Word for word, extract the first line of the records below and each line after it, up to and including the line with "from matplotlib.patches import Rectangle". Pictures are left out.

:: SUPPLIED DATA ::
+ + + +

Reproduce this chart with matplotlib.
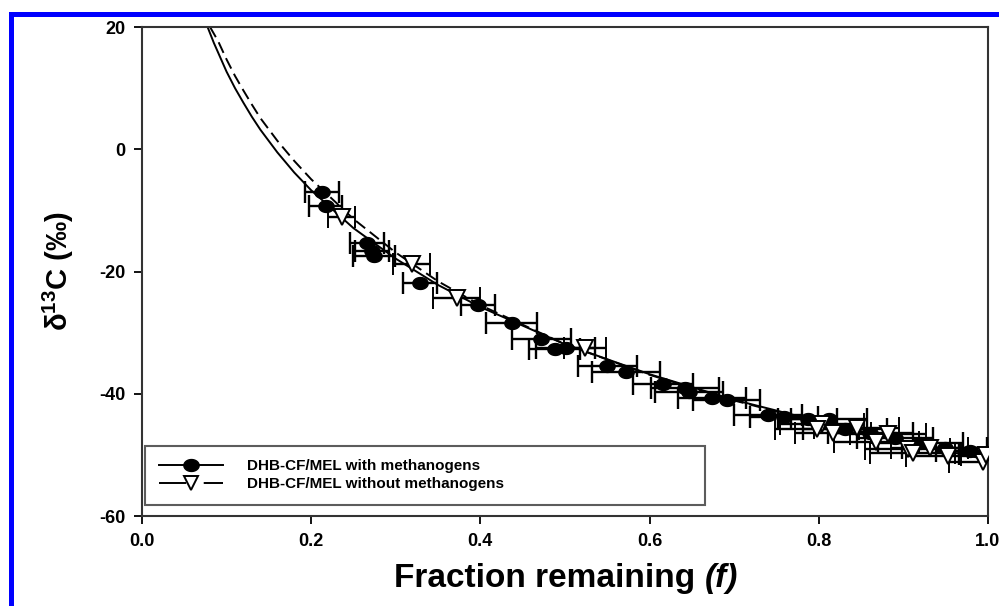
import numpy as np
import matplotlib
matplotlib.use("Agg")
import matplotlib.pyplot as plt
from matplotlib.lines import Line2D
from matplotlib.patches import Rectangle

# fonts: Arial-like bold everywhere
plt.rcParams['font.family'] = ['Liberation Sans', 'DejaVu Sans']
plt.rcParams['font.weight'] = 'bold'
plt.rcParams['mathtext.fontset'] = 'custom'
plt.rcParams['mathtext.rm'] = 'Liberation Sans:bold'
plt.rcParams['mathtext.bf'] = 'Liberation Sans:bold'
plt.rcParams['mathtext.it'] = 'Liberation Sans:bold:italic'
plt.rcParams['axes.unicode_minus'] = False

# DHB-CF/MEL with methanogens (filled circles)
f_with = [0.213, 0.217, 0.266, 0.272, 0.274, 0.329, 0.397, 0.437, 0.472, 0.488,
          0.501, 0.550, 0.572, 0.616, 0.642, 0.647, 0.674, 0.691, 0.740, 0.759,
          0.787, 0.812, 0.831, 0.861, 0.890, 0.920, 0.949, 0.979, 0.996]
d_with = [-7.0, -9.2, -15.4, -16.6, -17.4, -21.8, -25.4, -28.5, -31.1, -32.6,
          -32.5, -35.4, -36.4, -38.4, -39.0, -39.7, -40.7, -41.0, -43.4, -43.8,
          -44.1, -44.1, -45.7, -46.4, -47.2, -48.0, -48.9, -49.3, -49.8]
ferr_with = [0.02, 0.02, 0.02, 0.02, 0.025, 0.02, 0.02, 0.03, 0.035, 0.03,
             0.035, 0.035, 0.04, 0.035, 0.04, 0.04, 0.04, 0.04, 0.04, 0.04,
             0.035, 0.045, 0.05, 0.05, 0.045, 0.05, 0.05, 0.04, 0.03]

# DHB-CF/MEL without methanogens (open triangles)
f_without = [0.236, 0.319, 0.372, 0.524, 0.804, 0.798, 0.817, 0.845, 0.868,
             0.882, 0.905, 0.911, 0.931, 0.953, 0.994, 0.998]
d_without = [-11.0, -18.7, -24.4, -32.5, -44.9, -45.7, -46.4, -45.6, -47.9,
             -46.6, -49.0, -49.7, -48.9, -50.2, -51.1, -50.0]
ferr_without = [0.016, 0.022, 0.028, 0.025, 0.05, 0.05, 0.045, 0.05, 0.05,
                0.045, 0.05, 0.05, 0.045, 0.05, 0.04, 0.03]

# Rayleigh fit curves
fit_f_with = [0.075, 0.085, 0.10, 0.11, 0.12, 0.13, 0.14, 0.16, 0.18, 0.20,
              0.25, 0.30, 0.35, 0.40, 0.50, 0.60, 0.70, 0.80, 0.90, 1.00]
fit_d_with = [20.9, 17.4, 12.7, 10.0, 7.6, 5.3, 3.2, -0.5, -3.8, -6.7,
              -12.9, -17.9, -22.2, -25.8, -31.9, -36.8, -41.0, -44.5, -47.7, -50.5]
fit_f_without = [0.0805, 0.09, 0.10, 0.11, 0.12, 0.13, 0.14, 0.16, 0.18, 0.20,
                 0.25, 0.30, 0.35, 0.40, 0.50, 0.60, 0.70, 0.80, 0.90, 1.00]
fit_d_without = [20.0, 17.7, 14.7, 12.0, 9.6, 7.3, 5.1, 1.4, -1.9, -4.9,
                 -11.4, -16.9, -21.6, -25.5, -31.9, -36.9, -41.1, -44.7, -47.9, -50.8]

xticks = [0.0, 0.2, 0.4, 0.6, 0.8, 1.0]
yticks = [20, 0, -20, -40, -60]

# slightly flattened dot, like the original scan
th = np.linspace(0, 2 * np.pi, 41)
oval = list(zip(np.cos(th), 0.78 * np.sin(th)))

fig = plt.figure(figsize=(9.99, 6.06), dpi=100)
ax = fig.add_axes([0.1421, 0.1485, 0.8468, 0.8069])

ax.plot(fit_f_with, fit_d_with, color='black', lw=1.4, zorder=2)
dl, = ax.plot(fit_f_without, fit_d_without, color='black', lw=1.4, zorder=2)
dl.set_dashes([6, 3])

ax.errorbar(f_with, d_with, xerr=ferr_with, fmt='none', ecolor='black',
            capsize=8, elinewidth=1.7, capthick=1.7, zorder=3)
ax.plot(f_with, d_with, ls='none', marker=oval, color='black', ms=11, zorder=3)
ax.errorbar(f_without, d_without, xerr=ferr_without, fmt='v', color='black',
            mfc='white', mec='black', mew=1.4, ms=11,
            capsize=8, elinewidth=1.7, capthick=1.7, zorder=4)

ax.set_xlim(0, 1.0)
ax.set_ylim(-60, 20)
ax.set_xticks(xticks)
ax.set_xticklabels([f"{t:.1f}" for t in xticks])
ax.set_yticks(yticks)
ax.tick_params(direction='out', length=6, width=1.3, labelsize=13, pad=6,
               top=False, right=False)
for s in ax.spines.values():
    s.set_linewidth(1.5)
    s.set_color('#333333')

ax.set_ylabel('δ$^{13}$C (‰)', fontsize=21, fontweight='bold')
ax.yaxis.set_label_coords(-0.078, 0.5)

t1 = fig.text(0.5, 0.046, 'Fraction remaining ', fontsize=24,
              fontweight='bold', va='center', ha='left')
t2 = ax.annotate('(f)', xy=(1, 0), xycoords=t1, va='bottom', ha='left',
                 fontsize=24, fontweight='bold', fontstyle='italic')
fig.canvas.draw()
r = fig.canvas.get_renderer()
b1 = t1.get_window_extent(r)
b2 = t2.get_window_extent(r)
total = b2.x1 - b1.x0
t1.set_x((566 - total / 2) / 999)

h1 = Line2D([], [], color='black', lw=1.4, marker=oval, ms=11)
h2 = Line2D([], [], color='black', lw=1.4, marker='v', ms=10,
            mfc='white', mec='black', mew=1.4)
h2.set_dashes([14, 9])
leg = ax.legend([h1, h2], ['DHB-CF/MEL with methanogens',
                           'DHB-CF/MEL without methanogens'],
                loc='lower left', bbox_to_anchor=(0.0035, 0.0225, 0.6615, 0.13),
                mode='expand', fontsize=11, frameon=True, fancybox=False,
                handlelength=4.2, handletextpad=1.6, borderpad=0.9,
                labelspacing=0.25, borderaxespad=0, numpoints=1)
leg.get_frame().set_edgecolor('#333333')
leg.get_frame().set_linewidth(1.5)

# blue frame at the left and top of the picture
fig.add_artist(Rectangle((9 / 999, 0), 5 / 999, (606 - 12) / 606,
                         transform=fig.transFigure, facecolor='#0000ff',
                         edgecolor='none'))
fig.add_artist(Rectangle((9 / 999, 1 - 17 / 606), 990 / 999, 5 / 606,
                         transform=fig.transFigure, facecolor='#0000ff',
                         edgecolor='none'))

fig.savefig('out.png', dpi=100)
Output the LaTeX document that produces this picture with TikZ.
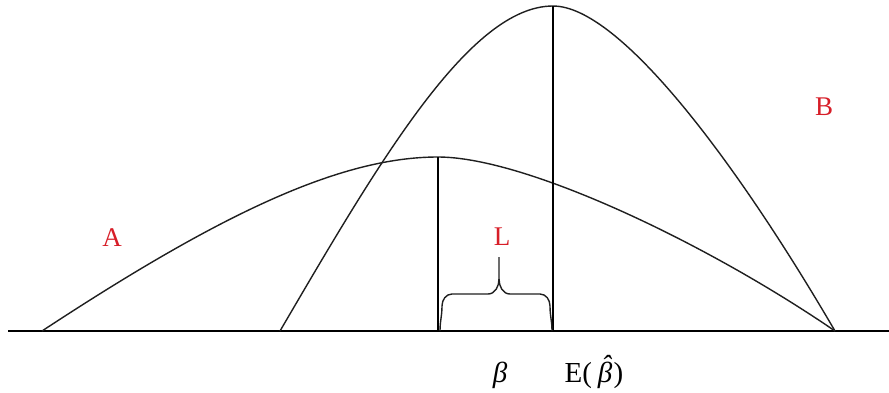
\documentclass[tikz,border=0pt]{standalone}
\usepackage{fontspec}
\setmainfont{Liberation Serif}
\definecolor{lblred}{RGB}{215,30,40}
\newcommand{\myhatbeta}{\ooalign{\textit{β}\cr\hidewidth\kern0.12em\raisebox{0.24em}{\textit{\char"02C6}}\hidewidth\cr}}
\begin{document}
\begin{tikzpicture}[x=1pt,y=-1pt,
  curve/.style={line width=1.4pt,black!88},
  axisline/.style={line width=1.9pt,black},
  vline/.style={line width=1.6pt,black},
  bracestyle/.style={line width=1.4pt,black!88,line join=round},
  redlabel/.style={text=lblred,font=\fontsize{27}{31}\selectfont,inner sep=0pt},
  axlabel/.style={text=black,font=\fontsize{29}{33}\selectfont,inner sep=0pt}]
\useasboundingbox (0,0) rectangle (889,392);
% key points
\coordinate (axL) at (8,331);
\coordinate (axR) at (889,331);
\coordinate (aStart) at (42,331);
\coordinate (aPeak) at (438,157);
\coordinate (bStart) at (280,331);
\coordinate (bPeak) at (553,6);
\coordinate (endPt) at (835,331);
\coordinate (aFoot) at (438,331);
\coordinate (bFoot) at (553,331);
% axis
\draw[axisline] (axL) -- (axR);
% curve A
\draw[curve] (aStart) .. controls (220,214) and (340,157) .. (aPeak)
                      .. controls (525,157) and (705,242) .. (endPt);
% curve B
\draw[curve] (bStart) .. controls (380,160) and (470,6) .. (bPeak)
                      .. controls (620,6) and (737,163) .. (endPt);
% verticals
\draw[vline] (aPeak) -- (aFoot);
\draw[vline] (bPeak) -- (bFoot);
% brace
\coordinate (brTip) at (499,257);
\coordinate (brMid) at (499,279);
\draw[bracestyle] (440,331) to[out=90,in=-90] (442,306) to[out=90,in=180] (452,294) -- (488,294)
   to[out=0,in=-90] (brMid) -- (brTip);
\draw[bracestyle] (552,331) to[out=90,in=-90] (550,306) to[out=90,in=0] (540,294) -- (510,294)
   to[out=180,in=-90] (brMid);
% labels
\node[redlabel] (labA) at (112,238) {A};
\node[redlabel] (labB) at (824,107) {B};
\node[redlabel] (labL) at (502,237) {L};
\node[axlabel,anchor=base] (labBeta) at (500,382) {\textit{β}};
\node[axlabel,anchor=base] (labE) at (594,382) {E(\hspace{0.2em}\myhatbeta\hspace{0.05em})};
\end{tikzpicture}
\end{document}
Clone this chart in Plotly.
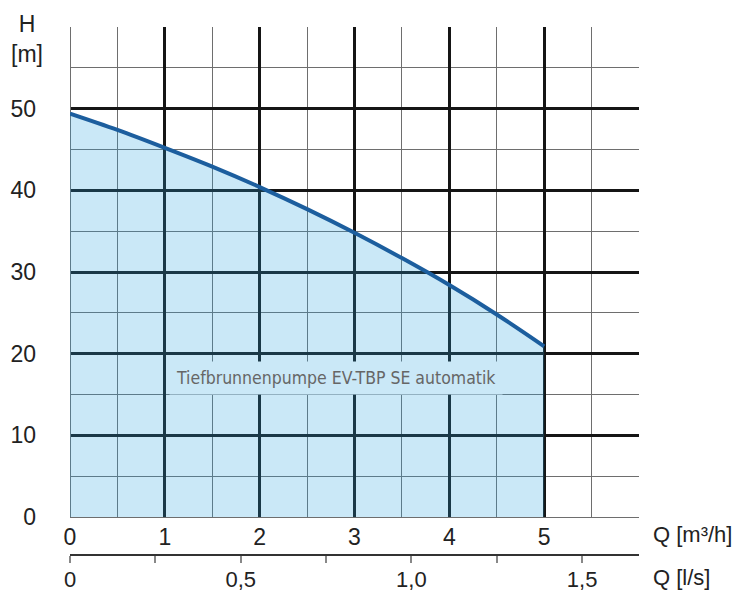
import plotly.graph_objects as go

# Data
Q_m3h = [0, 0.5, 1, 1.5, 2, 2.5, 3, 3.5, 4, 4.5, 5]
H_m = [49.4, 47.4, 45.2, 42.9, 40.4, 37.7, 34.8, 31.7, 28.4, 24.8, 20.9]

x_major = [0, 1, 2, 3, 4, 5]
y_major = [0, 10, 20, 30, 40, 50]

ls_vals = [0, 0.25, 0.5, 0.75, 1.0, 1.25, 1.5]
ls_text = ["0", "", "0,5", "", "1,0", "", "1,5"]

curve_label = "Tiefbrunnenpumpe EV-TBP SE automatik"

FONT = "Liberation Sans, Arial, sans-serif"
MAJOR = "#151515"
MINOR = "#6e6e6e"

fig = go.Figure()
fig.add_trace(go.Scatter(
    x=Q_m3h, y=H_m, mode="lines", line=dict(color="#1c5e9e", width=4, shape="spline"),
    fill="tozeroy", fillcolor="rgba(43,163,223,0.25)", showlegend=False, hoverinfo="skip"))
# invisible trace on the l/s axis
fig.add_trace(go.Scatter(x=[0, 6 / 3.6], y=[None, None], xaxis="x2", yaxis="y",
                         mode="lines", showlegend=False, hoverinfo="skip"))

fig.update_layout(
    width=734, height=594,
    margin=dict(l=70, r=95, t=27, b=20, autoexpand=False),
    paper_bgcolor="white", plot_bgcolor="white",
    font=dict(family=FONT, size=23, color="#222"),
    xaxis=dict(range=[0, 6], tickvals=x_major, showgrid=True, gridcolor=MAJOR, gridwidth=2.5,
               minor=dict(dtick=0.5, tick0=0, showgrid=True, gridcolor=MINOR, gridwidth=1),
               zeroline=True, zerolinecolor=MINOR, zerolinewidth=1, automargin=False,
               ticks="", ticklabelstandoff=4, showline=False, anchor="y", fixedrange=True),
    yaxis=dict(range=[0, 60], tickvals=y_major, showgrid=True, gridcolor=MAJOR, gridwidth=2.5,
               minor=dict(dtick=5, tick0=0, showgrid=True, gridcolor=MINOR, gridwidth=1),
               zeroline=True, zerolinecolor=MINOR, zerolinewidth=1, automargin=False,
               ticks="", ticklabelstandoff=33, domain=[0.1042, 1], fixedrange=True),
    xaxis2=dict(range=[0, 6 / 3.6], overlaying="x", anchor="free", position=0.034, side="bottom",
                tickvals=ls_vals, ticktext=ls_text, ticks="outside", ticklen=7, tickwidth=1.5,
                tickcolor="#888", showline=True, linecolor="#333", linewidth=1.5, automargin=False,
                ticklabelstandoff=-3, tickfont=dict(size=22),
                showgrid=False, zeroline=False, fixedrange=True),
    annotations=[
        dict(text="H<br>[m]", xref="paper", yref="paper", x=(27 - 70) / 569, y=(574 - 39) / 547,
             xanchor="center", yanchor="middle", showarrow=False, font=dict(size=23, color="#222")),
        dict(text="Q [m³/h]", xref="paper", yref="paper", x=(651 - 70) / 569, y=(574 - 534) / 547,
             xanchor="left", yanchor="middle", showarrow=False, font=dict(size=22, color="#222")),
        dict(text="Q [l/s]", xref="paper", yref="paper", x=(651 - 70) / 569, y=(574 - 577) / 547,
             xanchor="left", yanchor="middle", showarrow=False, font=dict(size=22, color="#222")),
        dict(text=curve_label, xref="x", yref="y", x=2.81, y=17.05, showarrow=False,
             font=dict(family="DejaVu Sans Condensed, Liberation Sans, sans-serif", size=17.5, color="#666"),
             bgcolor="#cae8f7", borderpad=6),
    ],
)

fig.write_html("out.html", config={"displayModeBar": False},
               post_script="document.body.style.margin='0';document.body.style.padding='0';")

+ + + +

:: WRITTEN SOLUTION ::
Reproduce this chart with matplotlib.
import numpy as np
import matplotlib
matplotlib.use("Agg")
import matplotlib.pyplot as plt
from matplotlib.lines import Line2D
from matplotlib.patches import Rectangle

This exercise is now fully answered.